Wicked weather: A severe hailstorm that pelted Calgary in August helped make this summer one of the most expensive on record for the insurance industry and could cause premiums to rise across the country. The cost of insuring weather-related events this summer reached $3.6-billion, more than in all of 2023.
Happening today:
- Statistics Canada releases the latest picture of the financial health of consumers, including the household-debt ratio
- The agency will also provide an update on the home-building rush, or lack thereof, with building permits for July
- Earnings include Adobe, Transat AT and Empire Co.
In focus
Taking bets on the presidency
There was a moment during Tuesday night’s presidential debate, with Harris hammering, goading and toying with her rival, that the bottom appeared to fall out beneath Trump. It came at about the 25-minute mark, as the two scrapped over abortion and Trump’s lie that Democrats support executing babies.
That was the moment when people betting on Trump’s chance of victory come Nov. 5 using Polymarket, an online prediction market, seemed to throw in the towel, with the chance of Trump winning dropping from 52 per cent to 49 per cent in minutes.
What are prediction markets?
Prediction markets aren’t new. The stock market itself is really just one big prediction market, with investors betting on the future performance of companies. But with this election, a new wave of prediction markets are having a moment, allowing people to wager on the outcome of events.
Polymarket, for instance, is a blockchain-based market on which bettors using cryptocurrency purchase a share for a particular outcome in an event, like the election. As of Wednesday, a total of US$871.9-million worth of wagers had been placed on the election outcome.
All of that came from outside the U.S., mind you, since Polymarket bans American users. U.S. regulators remain deeply uneasy with the idea that political betting could undermine confidence in elections. But betting on touchdowns in sports, that’s fine.
The Election Betting Odds tracker website, which consolidates wagers from four different prediction markets, now puts the odds of Harris winning the presidency at 51.3 per cent, swapping places with where Trump was days ago.
Are prediction markets better than polls?
The jury is still out on that. Prediction markets were accurate in the past two presidential elections, and bettors called President Joe Biden’s withdrawal from the race weeks in advance of it happening. And advocates like to point out that with prediction markets versus surveys, people are putting actual money on the line.
Still, prediction markets simply haven’t been around long enough to prove their effectiveness.
Trump Inc.
Away from the prediction markets, traditional markets also showed Trump flailing from the debate.

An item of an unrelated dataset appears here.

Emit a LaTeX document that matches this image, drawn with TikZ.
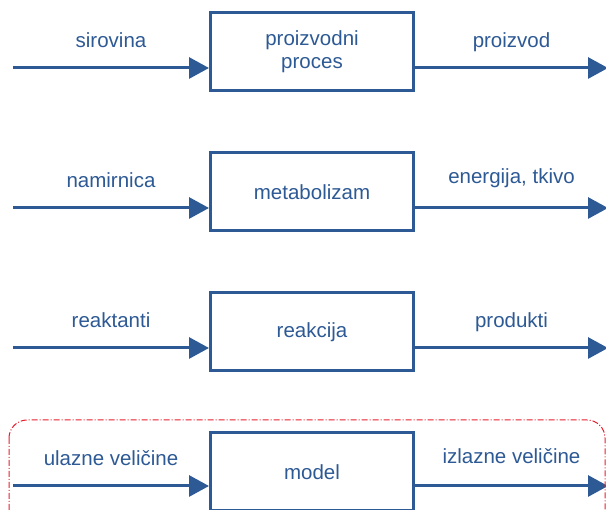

Shares in Trump Media & Technology Group, the Trump-controlled company that owns Trump’s own Truth Social site, plunged 14 per cent when markets opened on Wednesday and are now nearly 80 per cent lower than their March peak.
Think bigger
Ok, but Trump Media is one crazily concentrated stock with Trump owning the majority of shares. What about the stock market as a whole? There’s evidence that markets can do a pretty good job at predicting new presidents.
Last month, Adam Turnquist, chief technical strategist at LPL Financial, a San Diego financial advisory firm, crunched the numbers on stock-market performance leading up to every presidential election since 1928. A pattern emerged. If the S&P 500 was positive in the three months leading up to election day, the incumbent party stayed in control 80 per cent of the time. When the index was negative in that three-month window, the incumbents lost eight out of nine times. “When combined, the market performance has predicted 20 of the last 24 elections,” he wrote.
Aug. 5 was the start date for this election’s stock-market prediction window. For what it’s worth at this point, the S&P 500 is up about 7 per cent, though Aug. 5 also came after days of panic selling. The index is still down 2 per cent below its historic high in July.
Swift boats once sank John Kerry’s presidential run. Will the Swift boat sink Trump?
Now, what happens when you take one still razor-thin election and toss in a multibillion- dollar economic and social-media juggernaut. Minutes after the debate wrapped up, childless cat lady Taylor Swift took to Instagram and told her 283 million followers that she was endorsing Harris for president, with a particular focus on encouraging her American fans to register to vote.
Swiftonomics is a potent economic force, with Swift’s The Eras Tour credited with nudging up gross domestic product in a number of countries as it made its way around the globe. Now, that momentum is going behind Harris. As of Wednesday mid-morning, more than 300,000 web users visited Vote.gov via Swift’s URL, the organization told The Globe and Mail.
So far, there doesn’t appear to be a prediction market allowing folks to bet on Swift’s impact on the election. Give it time.
Charted
In August, Americans got more relief from inflation, and the U.S. Federal Reserve got another reason to begin cutting interest rates next week, but one very big issue remains – the rising cost of housing. The overall consumer price index increased 2.5 per cent, the slowest annual pace since February, 2021, but shelter prices picked up again, rising 5.2 per cent. If the central bank is looking for an excuse to go slow with rate cuts, that could be it.
Morning markets
Global markets were on the rise, buoyed by optimism of a U.S. Federal Reserve interest rate cut next week and a European Central Bank rate reduction later this morning. Wall Street futures and TSX futures pointed higher.
Overseas, the pan-European STOXX 600 was up 0.94 per cent in morning trading. Britain’s FTSE 100 rose 0.76 per cent, Germany’s DAX gained 1.13 per cent and France’s CAC 40 advanced 0.79 per cent.
In Asia, Japan’s Nikkei closed 3.41 per cent higher, while Hong Kong’s Hang Seng gained 0.77 per cent.
The Canadian dollar traded at 73.69 U.S. cents.